• _SUPPLIED MATERIAL_
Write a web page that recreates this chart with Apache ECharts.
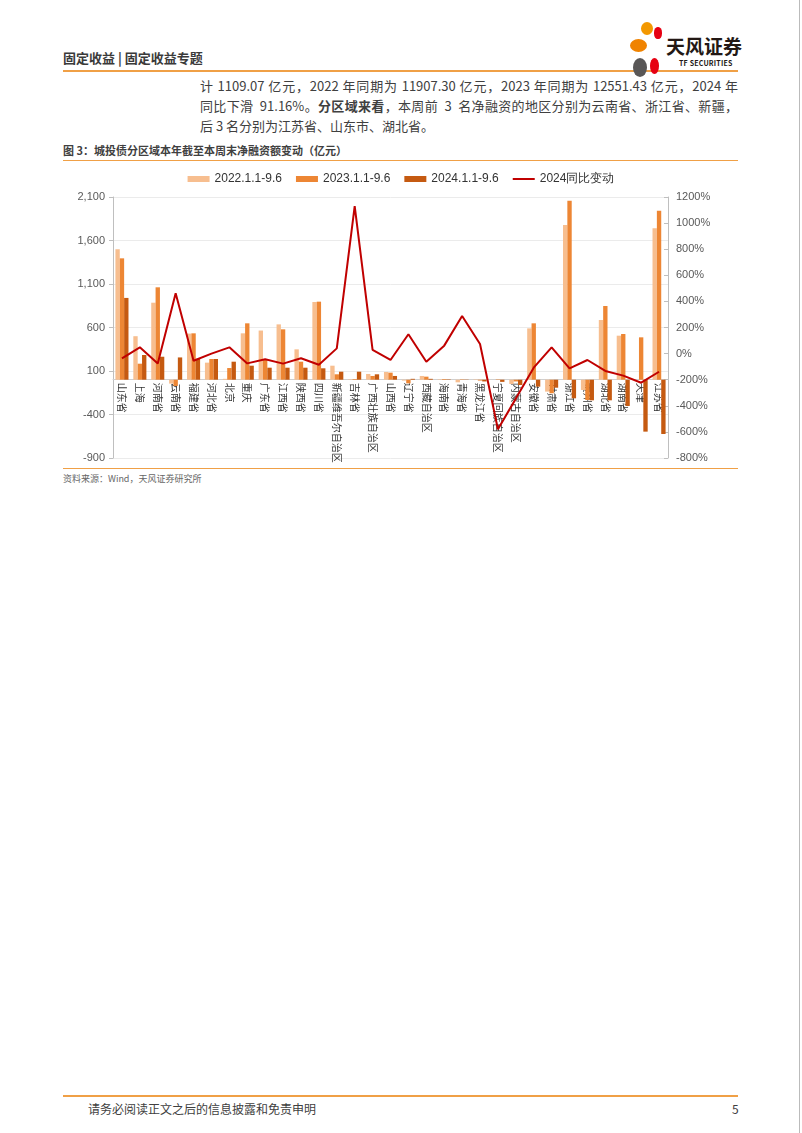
<!DOCTYPE html>
<html><head><meta charset="utf-8">
<script src="https://cdn.jsdelivr.net/npm/echarts@6/dist/echarts.min.js"></script>
<style>
html,body{margin:0;padding:0;background:#fff;}
body{width:802px;height:1133px;position:relative;overflow:hidden;font-family:"Noto Sans CJK SC","Noto Sans",sans-serif;color:#333;}
.abs{position:absolute;}
.hdr{left:63px;top:48px;font-size:13px;font-weight:bold;color:#3a3a3a;}
.oline{background:#F0A046;height:2px;}
.para{left:200px;width:538px;font-size:13px;color:#404040;line-height:20px;}
.para div{text-align:justify;text-align-last:justify;white-space:nowrap;}
.para div.last{text-align-last:left;}
.ftitle{left:63px;top:142px;font-size:11px;font-weight:bold;color:#404040;}
.src{left:63px;top:472px;font-size:9px;color:#666;}
.foot{left:88px;top:1100px;font-size:12px;color:#404040;}
.pg{left:732px;top:1100px;font-size:12px;color:#404040;}
.blob{position:absolute;border-radius:50%;}
</style></head><body>
<div class="abs hdr">固定收益 | 固定收益专题</div>
<div class="abs oline" style="left:63px;top:70px;width:675px;"></div>
<!-- logo -->
<div class="blob" style="left:641px;top:22px;width:12px;height:13px;background:#F39800;"></div>
<div class="blob" style="left:654px;top:27px;width:8px;height:12px;background:#E60012;border-radius:45%;"></div>
<div class="blob" style="left:630px;top:39px;width:17px;height:13px;background:#F08300;"></div>
<div class="blob" style="left:633px;top:58px;width:14px;height:19px;background:#595757;"></div>
<div class="blob" style="left:650px;top:58px;width:9px;height:16px;background:#E60012;"></div>
<div class="abs" style="left:666px;top:32px;font-size:19px;font-weight:bold;color:#231815;">天风证券</div>
<div class="abs" style="left:679px;top:58px;font-size:7px;font-weight:bold;color:#231815;letter-spacing:0.2px;">TF SECURITIES</div>

<div class="abs para" style="top:76px;">
<div>计 1109.07 亿元，2022 年同期为 11907.30 亿元，2023 年同期为 12551.43 亿元，2024 年</div>
<div>同比下滑&nbsp; 91.16%。<b>分区域来看</b>，本周前&nbsp; 3&nbsp; 名净融资的地区分别为云南省、浙江省、新疆，</div>
<div class="last">后 3 名分别为江苏省、山东市、湖北省。</div>
</div>

<div class="abs ftitle">图 3：城投债分区域本年截至本周末净融资额变动（亿元）</div>
<div class="abs" style="left:63px;top:160px;width:675px;height:1px;background:#F0A046;"></div>
<div id="chart" class="abs" style="left:0;top:160px;width:802px;height:308px;"></div>
<div class="abs" style="left:63px;top:468px;width:675px;height:1px;background:#F0A046;"></div>
<div class="abs src">资料来源：Wind，天风证券研究所</div>

<div class="abs oline" style="left:63px;top:1095px;width:675px;"></div>
<div class="abs foot">请务必阅读正文之后的信息披露和免责申明</div>
<div class="abs pg">5</div>
<div class="abs" style="left:799px;top:0;width:1px;height:1133px;background:#bbb;"></div>

<script>
const categories = ['山东省','上海','河南省','云南省','福建省','河北省','北京','重庆','广东省','江西省','陕西省','四川省','新疆维吾尔自治区','吉林省','广西壮族自治区','山西省','辽宁省','西藏自治区','海南省','青海省','黑龙江省','宁夏回族自治区','内蒙古自治区','安徽省','甘肃省','浙江省','贵州省','湖北省','湖南省','天津','江苏省'];
const seriesNames = ['2022.1.1-9.6','2023.1.1-9.6','2024.1.1-9.6','2024同比变动'];
const v2022 = [1500, 500, 885, -45, 530, 196, 10, 533, 565, 636, 349, 893, 161, 5, 66, 89, -10, 43, 5, -30, 5, 0, -49, 590, -137, 1778, -118, 686, 506, 0, 1740];
const v2023 = [1395, 184, 1062, -72, 533, 238, 134, 648, 226, 579, 207, 897, 62, 8, 43, 81, -42, 35, 8, 5, -10, 5, -20, 648, -156, 2058, -233, 847, 525, 487, 1943];
const v2024 = [940, 284, 264, 256, 240, 238, 207, 161, 138, 138, 138, 131, 92, 92, 62, 43, 10, 10, 5, 3, -20, -25, -61, -80, -92, -214, -237, -237, -302, -597, -624];
const yoy = [-36, 48, -75, 462, -55, 0, 48, -75, -44, -77, -36, -85, 40, 1131, 28, -49, 148, -62, 61, 288, 74, -580, -345, -108, 48, -113, -49, -133, -169, -223, -139];
const leftTicks = {min:-900, max:2100, interval:500};
const rightTicks = {min:-800, max:1200, interval:200};

const chartH = 308, gridTop = 37, gridBottom = 10;
const gridH = chartH - gridTop - gridBottom;
// move the category axis up from the grid bottom to the zero line of the left value axis
const zeroOffset = -gridH * (0 - leftTicks.min) / (leftTicks.max - leftTicks.min);

const chart = echarts.init(document.getElementById('chart'), null, {renderer:'canvas'});
const barColors = ['#F7BE8F','#ED8634','#C55A11'];
const lineColor = '#C00000';
const axisFont = {fontFamily:'"Liberation Sans", Arial, sans-serif', fontSize:11, color:'#595959'};
chart.setOption({
  animation:false,
  legend:{
    top:8, left:'center', itemWidth:22, itemHeight:6, itemGap:14,
    textStyle:{fontFamily:'"Liberation Sans Narrow","Liberation Sans",sans-serif', fontSize:12, color:'#333'},
    data:seriesNames.map((n,i)=> i<3 ? {name:n, icon:'rect'} : {name:n, icon:'path://M0,0H44V4H0Z', itemStyle:{color:lineColor}})
  },
  grid:{left:113, right:134, top:gridTop, bottom:gridBottom, containLabel:false, outerBoundsMode:'none'},
  xAxis:{
    type:'category', data:categories, position:'bottom', offset:zeroOffset,
    axisLine:{onZero:false, lineStyle:{color:'#d0d0d0'}},
    axisTick:{show:false},
    axisLabel:{interval:0, rotate:-90, margin:3, fontSize:10, color:'#333', fontFamily:'"Noto Sans CJK SC",sans-serif'}
  },
  yAxis:[
    {type:'value', min:leftTicks.min, max:leftTicks.max, interval:leftTicks.interval,
     axisLine:{show:true, lineStyle:{color:'#bfbfbf'}},
     axisTick:{show:true, length:4, lineStyle:{color:'#bfbfbf'}},
     splitLine:{lineStyle:{color:'#ebebeb'}},
     axisLabel:Object.assign({margin:8, formatter:v=>v.toLocaleString('en-US')}, axisFont)},
    {type:'value', min:rightTicks.min, max:rightTicks.max, interval:rightTicks.interval,
     axisLine:{show:true, lineStyle:{color:'#bfbfbf'}},
     axisTick:{show:true, length:4, inside:true, lineStyle:{color:'#bfbfbf'}},
     splitLine:{show:false},
     axisLabel:Object.assign({margin:8, formatter:v=>v+'%'}, axisFont)}
  ],
  series:[
    {name:seriesNames[0], type:'bar', data:v2022, itemStyle:{color:barColors[0]}, barGap:'0%', barCategoryGap:'27%'},
    {name:seriesNames[1], type:'bar', data:v2023, itemStyle:{color:barColors[1]}, barGap:'0%', barCategoryGap:'27%'},
    {name:seriesNames[2], type:'bar', data:v2024, itemStyle:{color:barColors[2]}, barGap:'0%', barCategoryGap:'27%'},
    {name:seriesNames[3], type:'line', yAxisIndex:1, data:yoy, symbol:'none', z:5,
     lineStyle:{color:lineColor, width:2}, itemStyle:{color:lineColor}}
  ]
});
</script>
</body></html>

• _WHAT IS NEEDED_
Strip out the pictures and quote the remaining data word for word.

• _SOLVED PROBLEM_
Write a web page that recreates this chart with Apache ECharts.
<!DOCTYPE html>
<html><head><meta charset="utf-8">
<script src="https://cdn.jsdelivr.net/npm/echarts@6/dist/echarts.min.js"></script>
<style>
html,body{margin:0;padding:0;background:#fff;}
body{width:802px;height:1133px;position:relative;overflow:hidden;font-family:"Noto Sans CJK SC","Noto Sans",sans-serif;color:#333;}
.abs{position:absolute;}
.hdr{left:63px;top:48px;font-size:13px;font-weight:bold;color:#3a3a3a;}
.oline{background:#F0A046;height:2px;}
.para{left:200px;width:538px;font-size:13px;color:#404040;line-height:20px;}
.para div{text-align:justify;text-align-last:justify;white-space:nowrap;}
.para div.last{text-align-last:left;}
.ftitle{left:63px;top:142px;font-size:11px;font-weight:bold;color:#404040;}
.src{left:63px;top:472px;font-size:9px;color:#666;}
.foot{left:88px;top:1100px;font-size:12px;color:#404040;}
.pg{left:732px;top:1100px;font-size:12px;color:#404040;}
.blob{position:absolute;border-radius:50%;}
</style></head><body>
<div class="abs hdr">固定收益 | 固定收益专题</div>
<div class="abs oline" style="left:63px;top:70px;width:675px;"></div>
<!-- logo -->
<div class="blob" style="left:641px;top:22px;width:12px;height:13px;background:#F39800;"></div>
<div class="blob" style="left:654px;top:27px;width:8px;height:12px;background:#E60012;border-radius:45%;"></div>
<div class="blob" style="left:630px;top:39px;width:17px;height:13px;background:#F08300;"></div>
<div class="blob" style="left:633px;top:58px;width:14px;height:19px;background:#595757;"></div>
<div class="blob" style="left:650px;top:58px;width:9px;height:16px;background:#E60012;"></div>
<div class="abs" style="left:666px;top:32px;font-size:19px;font-weight:bold;color:#231815;">天风证券</div>
<div class="abs" style="left:679px;top:58px;font-size:7px;font-weight:bold;color:#231815;letter-spacing:0.2px;">TF SECURITIES</div>

<div class="abs para" style="top:76px;">
<div>计 1109.07 亿元，2022 年同期为 11907.30 亿元，2023 年同期为 12551.43 亿元，2024 年</div>
<div>同比下滑&nbsp; 91.16%。<b>分区域来看</b>，本周前&nbsp; 3&nbsp; 名净融资的地区分别为云南省、浙江省、新疆，</div>
<div class="last">后 3 名分别为江苏省、山东市、湖北省。</div>
</div>

<div class="abs ftitle">图 3：城投债分区域本年截至本周末净融资额变动（亿元）</div>
<div class="abs" style="left:63px;top:160px;width:675px;height:1px;background:#F0A046;"></div>
<div id="chart" class="abs" style="left:0;top:160px;width:802px;height:308px;"></div>
<div class="abs" style="left:63px;top:468px;width:675px;height:1px;background:#F0A046;"></div>
<div class="abs src">资料来源：Wind，天风证券研究所</div>

<div class="abs oline" style="left:63px;top:1095px;width:675px;"></div>
<div class="abs foot">请务必阅读正文之后的信息披露和免责申明</div>
<div class="abs pg">5</div>
<div class="abs" style="left:799px;top:0;width:1px;height:1133px;background:#bbb;"></div>

<script>
const categories = ['山东省','上海','河南省','云南省','福建省','河北省','北京','重庆','广东省','江西省','陕西省','四川省','新疆维吾尔自治区','吉林省','广西壮族自治区','山西省','辽宁省','西藏自治区','海南省','青海省','黑龙江省','宁夏回族自治区','内蒙古自治区','安徽省','甘肃省','浙江省','贵州省','湖北省','湖南省','天津','江苏省'];
const seriesNames = ['2022.1.1-9.6','2023.1.1-9.6','2024.1.1-9.6','2024同比变动'];
const v2022 = [1500, 500, 885, -45, 530, 196, 10, 533, 565, 636, 349, 893, 161, 5, 66, 89, -10, 43, 5, -30, 5, 0, -49, 590, -137, 1778, -118, 686, 506, 0, 1740];
const v2023 = [1395, 184, 1062, -72, 533, 238, 134, 648, 226, 579, 207, 897, 62, 8, 43, 81, -42, 35, 8, 5, -10, 5, -20, 648, -156, 2058, -233, 847, 525, 487, 1943];
const v2024 = [940, 284, 264, 256, 240, 238, 207, 161, 138, 138, 138, 131, 92, 92, 62, 43, 10, 10, 5, 3, -20, -25, -61, -80, -92, -214, -237, -237, -302, -597, -624];
const yoy = [-36, 48, -75, 462, -55, 0, 48, -75, -44, -77, -36, -85, 40, 1131, 28, -49, 148, -62, 61, 288, 74, -580, -345, -108, 48, -113, -49, -133, -169, -223, -139];
const leftTicks = {min:-900, max:2100, interval:500};
const rightTicks = {min:-800, max:1200, interval:200};

const chartH = 308, gridTop = 37, gridBottom = 10;
const gridH = chartH - gridTop - gridBottom;
// move the category axis up from the grid bottom to the zero line of the left value axis
const zeroOffset = -gridH * (0 - leftTicks.min) / (leftTicks.max - leftTicks.min);

const chart = echarts.init(document.getElementById('chart'), null, {renderer:'canvas'});
const barColors = ['#F7BE8F','#ED8634','#C55A11'];
const lineColor = '#C00000';
const axisFont = {fontFamily:'"Liberation Sans", Arial, sans-serif', fontSize:11, color:'#595959'};
chart.setOption({
  animation:false,
  legend:{
    top:8, left:'center', itemWidth:22, itemHeight:6, itemGap:14,
    textStyle:{fontFamily:'"Liberation Sans Narrow","Liberation Sans",sans-serif', fontSize:12, color:'#333'},
    data:seriesNames.map((n,i)=> i<3 ? {name:n, icon:'rect'} : {name:n, icon:'path://M0,0H44V4H0Z', itemStyle:{color:lineColor}})
  },
  grid:{left:113, right:134, top:gridTop, bottom:gridBottom, containLabel:false, outerBoundsMode:'none'},
  xAxis:{
    type:'category', data:categories, position:'bottom', offset:zeroOffset,
    axisLine:{onZero:false, lineStyle:{color:'#d0d0d0'}},
    axisTick:{show:false},
    axisLabel:{interval:0, rotate:-90, margin:3, fontSize:10, color:'#333', fontFamily:'"Noto Sans CJK SC",sans-serif'}
  },
  yAxis:[
    {type:'value', min:leftTicks.min, max:leftTicks.max, interval:leftTicks.interval,
     axisLine:{show:true, lineStyle:{color:'#bfbfbf'}},
     axisTick:{show:true, length:4, lineStyle:{color:'#bfbfbf'}},
     splitLine:{lineStyle:{color:'#ebebeb'}},
     axisLabel:Object.assign({margin:8, formatter:v=>v.toLocaleString('en-US')}, axisFont)},
    {type:'value', min:rightTicks.min, max:rightTicks.max, interval:rightTicks.interval,
     axisLine:{show:true, lineStyle:{color:'#bfbfbf'}},
     axisTick:{show:true, length:4, inside:true, lineStyle:{color:'#bfbfbf'}},
     splitLine:{show:false},
     axisLabel:Object.assign({margin:8, formatter:v=>v+'%'}, axisFont)}
  ],
  series:[
    {name:seriesNames[0], type:'bar', data:v2022, itemStyle:{color:barColors[0]}, barGap:'0%', barCategoryGap:'27%'},
    {name:seriesNames[1], type:'bar', data:v2023, itemStyle:{color:barColors[1]}, barGap:'0%', barCategoryGap:'27%'},
    {name:seriesNames[2], type:'bar', data:v2024, itemStyle:{color:barColors[2]}, barGap:'0%', barCategoryGap:'27%'},
    {name:seriesNames[3], type:'line', yAxisIndex:1, data:yoy, symbol:'none', z:5,
     lineStyle:{color:lineColor, width:2}, itemStyle:{color:lineColor}}
  ]
});
</script>
</body></html>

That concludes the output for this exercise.